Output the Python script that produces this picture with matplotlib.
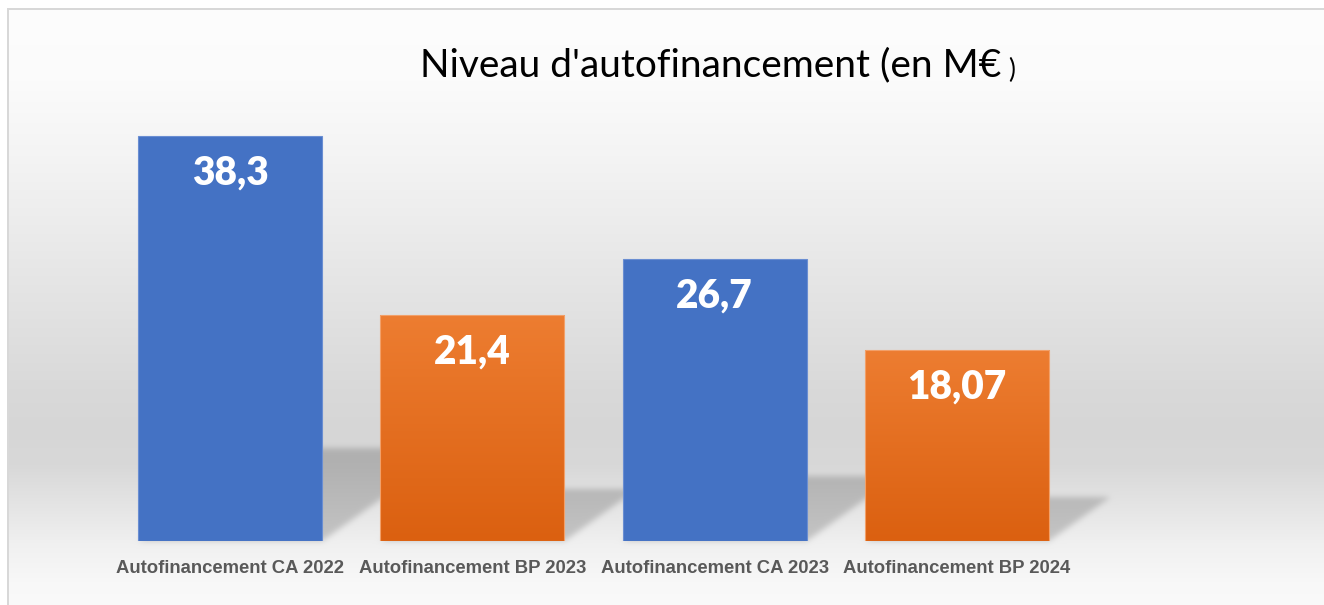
import numpy as np
import matplotlib
matplotlib.use("Agg")
import matplotlib.pyplot as plt

# ---------------- data ----------------
categories = ["Autofinancement CA 2022", "Autofinancement BP 2023",
              "Autofinancement CA 2023", "Autofinancement BP 2024"]
values = [38.3, 21.4, 26.7, 18.07]
value_labels = ["38,3", "21,4", "26,7", "18,07"]
kinds = ["CA", "BP", "CA", "BP"]
title_main = "Niveau d'autofinancement (en M€"
title_close = ")"

# ---------------- style ----------------
W, H = 1324, 605
BLUE = "#4472C4"
BLUE_EDGE = "#6A8ED2"
ORANGE_TOP = np.array([0xED, 0x7D, 0x31]) / 255
ORANGE_BOT = np.array([0xDB, 0x60, 0x10]) / 255
ORANGE_EDGE = "#F2A069"
TICK_COLOR = "#595959"

fig = plt.figure(figsize=(W / 100, H / 100), dpi=100)
bg_ax = fig.add_axes([0, 0, 1, 1])
bg_ax.set_axis_off()
bg_ax.set_zorder(0)

ax = fig.add_axes([109 / W, 64 / H, 969 / W, 476 / H])
ax.set_zorder(1)
ax.patch.set_alpha(0)
ax.set_xlim(-0.5, 3.5)
ax.set_ylim(0, 45)
for s in ax.spines.values():
    s.set_visible(False)
ax.set_yticks([])

bar_width = 0.76
xs = np.arange(len(values))

# ---------------- background gradient ----------------
stops_y = [0, 8, 80, 155, 233, 310, 388, 430, 465, 504, 543, 582, 605]
stops_v = [253, 253, 251, 244, 235, 226, 217, 214, 216, 228, 240, 248, 250]
yy = np.arange(H)
col = np.interp(yy, stops_y, stops_v) / 255.0
bg = np.repeat(col[:, None], W, axis=1)

# ---------------- perspective shadows (from bar geometry) ----------------
mask = np.zeros((H, W))
trans = ax.transData
for x, v in zip(xs, values):
    (xl, y0d), (xr, y1d) = trans.transform([(x - bar_width / 2, 0), (x + bar_width / 2, v)])
    y0 = H - y0d
    bar_h = y1d - y0d
    sh = 0.23 * bar_h
    dx = 1.4 * sh
    r0 = int(np.floor(y0 - sh))
    r1 = int(np.ceil(y0))
    for r in range(max(r0, 0), min(r1, H)):
        t = (y0 - (r + 0.5)) / sh
        if t < 0 or t > 1:
            continue
        a = xl + t * dx
        b = xr + t * dx
        ca = int(np.clip(round(a), 0, W))
        cb = int(np.clip(round(b), 0, W))
        mask[r, ca:cb] = 1.0


def blur(arr, sigma):
    rad = int(3 * sigma)
    k = np.exp(-0.5 * (np.arange(-rad, rad + 1) / sigma) ** 2)
    k /= k.sum()
    out = np.apply_along_axis(lambda m: np.convolve(m, k, mode="same"), 1, arr)
    out = np.apply_along_axis(lambda m: np.convolve(m, k, mode="same"), 0, out)
    return out


mask = blur(mask, 3.0)
bg = bg * (1 - 0.18 * mask)

# frame around chart area
bg[:8, :] = 1.0
bg[:, :7] = 1.0
bg[8:10, 7:] = 0.85
bg[8:, 7:9] = 0.85

rgb = np.dstack([bg, bg, bg])
bg_ax.imshow(rgb, extent=[0, W, H, 0], interpolation="bilinear", aspect="auto")
bg_ax.set_xlim(0, W)
bg_ax.set_ylim(H, 0)

# ---------------- bars ----------------
bars = ax.bar(xs, values, width=bar_width,
              color=[BLUE if k == "CA" else "none" for k in kinds],
              edgecolor=[BLUE_EDGE if k == "CA" else ORANGE_EDGE for k in kinds],
              linewidth=0.8, zorder=2)

grad = np.linspace(0, 1, 256)[:, None]
grad_rgb = ORANGE_BOT[None, None, :] * (1 - grad[:, :, None]) + ORANGE_TOP[None, None, :] * grad[:, :, None]
for bar, k in zip(bars, kinds):
    if k != "BP":
        continue
    x0 = bar.get_x()
    im = ax.imshow(grad_rgb, extent=[x0, x0 + bar.get_width(), 0, bar.get_height()],
                   origin="lower", aspect="auto", zorder=1.9, interpolation="bilinear")
    im.set_clip_path(bar)
ax.set_xlim(-0.5, 3.5)
ax.set_ylim(0, 45)

# value labels
for x, v, lab in zip(xs, values, value_labels):
    ax.annotate(lab, xy=(x, v), xytext=(0, -49), textcoords="offset pixels",
                ha="center", va="baseline", color="white", fontsize=28,
                fontweight="heavy", family=["Lato", "DejaVu Sans"], zorder=3)

# category labels
ax.set_xticks(xs)
ax.set_xticklabels(categories, fontsize=13.3, fontweight="bold", color=TICK_COLOR,
                   family=["Liberation Sans", "DejaVu Sans"])
ax.tick_params(axis="x", length=0, pad=14)

# ---------------- title ----------------
t1 = fig.text(420 / W, 1 - 76 / H, title_main, ha="left", va="baseline",
              fontsize=28, color="black", family=["Lato", "DejaVu Sans"])
fig.canvas.draw()
bb = t1.get_window_extent()
fig.text((bb.x1 + 7) / W, 1 - 78 / H, title_close, ha="left", va="baseline",
         fontsize=19, color="black", family=["Lato", "DejaVu Sans"])

fig.savefig("out.png", dpi=100)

-----

REQUIRED WORK –
Repeat the data exactly, excluding the pictures.

OUTPUT OF THE EXERCISE –
Output the Python script that produces this picture with matplotlib.
import numpy as np
import matplotlib
matplotlib.use("Agg")
import matplotlib.pyplot as plt

# ---------------- data ----------------
categories = ["Autofinancement CA 2022", "Autofinancement BP 2023",
              "Autofinancement CA 2023", "Autofinancement BP 2024"]
values = [38.3, 21.4, 26.7, 18.07]
value_labels = ["38,3", "21,4", "26,7", "18,07"]
kinds = ["CA", "BP", "CA", "BP"]
title_main = "Niveau d'autofinancement (en M€"
title_close = ")"

# ---------------- style ----------------
W, H = 1324, 605
BLUE = "#4472C4"
BLUE_EDGE = "#6A8ED2"
ORANGE_TOP = np.array([0xED, 0x7D, 0x31]) / 255
ORANGE_BOT = np.array([0xDB, 0x60, 0x10]) / 255
ORANGE_EDGE = "#F2A069"
TICK_COLOR = "#595959"

fig = plt.figure(figsize=(W / 100, H / 100), dpi=100)
bg_ax = fig.add_axes([0, 0, 1, 1])
bg_ax.set_axis_off()
bg_ax.set_zorder(0)

ax = fig.add_axes([109 / W, 64 / H, 969 / W, 476 / H])
ax.set_zorder(1)
ax.patch.set_alpha(0)
ax.set_xlim(-0.5, 3.5)
ax.set_ylim(0, 45)
for s in ax.spines.values():
    s.set_visible(False)
ax.set_yticks([])

bar_width = 0.76
xs = np.arange(len(values))

# ---------------- background gradient ----------------
stops_y = [0, 8, 80, 155, 233, 310, 388, 430, 465, 504, 543, 582, 605]
stops_v = [253, 253, 251, 244, 235, 226, 217, 214, 216, 228, 240, 248, 250]
yy = np.arange(H)
col = np.interp(yy, stops_y, stops_v) / 255.0
bg = np.repeat(col[:, None], W, axis=1)

# ---------------- perspective shadows (from bar geometry) ----------------
mask = np.zeros((H, W))
trans = ax.transData
for x, v in zip(xs, values):
    (xl, y0d), (xr, y1d) = trans.transform([(x - bar_width / 2, 0), (x + bar_width / 2, v)])
    y0 = H - y0d
    bar_h = y1d - y0d
    sh = 0.23 * bar_h
    dx = 1.4 * sh
    r0 = int(np.floor(y0 - sh))
    r1 = int(np.ceil(y0))
    for r in range(max(r0, 0), min(r1, H)):
        t = (y0 - (r + 0.5)) / sh
        if t < 0 or t > 1:
            continue
        a = xl + t * dx
        b = xr + t * dx
        ca = int(np.clip(round(a), 0, W))
        cb = int(np.clip(round(b), 0, W))
        mask[r, ca:cb] = 1.0


def blur(arr, sigma):
    rad = int(3 * sigma)
    k = np.exp(-0.5 * (np.arange(-rad, rad + 1) / sigma) ** 2)
    k /= k.sum()
    out = np.apply_along_axis(lambda m: np.convolve(m, k, mode="same"), 1, arr)
    out = np.apply_along_axis(lambda m: np.convolve(m, k, mode="same"), 0, out)
    return out


mask = blur(mask, 3.0)
bg = bg * (1 - 0.18 * mask)

# frame around chart area
bg[:8, :] = 1.0
bg[:, :7] = 1.0
bg[8:10, 7:] = 0.85
bg[8:, 7:9] = 0.85

rgb = np.dstack([bg, bg, bg])
bg_ax.imshow(rgb, extent=[0, W, H, 0], interpolation="bilinear", aspect="auto")
bg_ax.set_xlim(0, W)
bg_ax.set_ylim(H, 0)

# ---------------- bars ----------------
bars = ax.bar(xs, values, width=bar_width,
              color=[BLUE if k == "CA" else "none" for k in kinds],
              edgecolor=[BLUE_EDGE if k == "CA" else ORANGE_EDGE for k in kinds],
              linewidth=0.8, zorder=2)

grad = np.linspace(0, 1, 256)[:, None]
grad_rgb = ORANGE_BOT[None, None, :] * (1 - grad[:, :, None]) + ORANGE_TOP[None, None, :] * grad[:, :, None]
for bar, k in zip(bars, kinds):
    if k != "BP":
        continue
    x0 = bar.get_x()
    im = ax.imshow(grad_rgb, extent=[x0, x0 + bar.get_width(), 0, bar.get_height()],
                   origin="lower", aspect="auto", zorder=1.9, interpolation="bilinear")
    im.set_clip_path(bar)
ax.set_xlim(-0.5, 3.5)
ax.set_ylim(0, 45)

# value labels
for x, v, lab in zip(xs, values, value_labels):
    ax.annotate(lab, xy=(x, v), xytext=(0, -49), textcoords="offset pixels",
                ha="center", va="baseline", color="white", fontsize=28,
                fontweight="heavy", family=["Lato", "DejaVu Sans"], zorder=3)

# category labels
ax.set_xticks(xs)
ax.set_xticklabels(categories, fontsize=13.3, fontweight="bold", color=TICK_COLOR,
                   family=["Liberation Sans", "DejaVu Sans"])
ax.tick_params(axis="x", length=0, pad=14)

# ---------------- title ----------------
t1 = fig.text(420 / W, 1 - 76 / H, title_main, ha="left", va="baseline",
              fontsize=28, color="black", family=["Lato", "DejaVu Sans"])
fig.canvas.draw()
bb = t1.get_window_extent()
fig.text((bb.x1 + 7) / W, 1 - 78 / H, title_close, ha="left", va="baseline",
         fontsize=19, color="black", family=["Lato", "DejaVu Sans"])

fig.savefig("out.png", dpi=100)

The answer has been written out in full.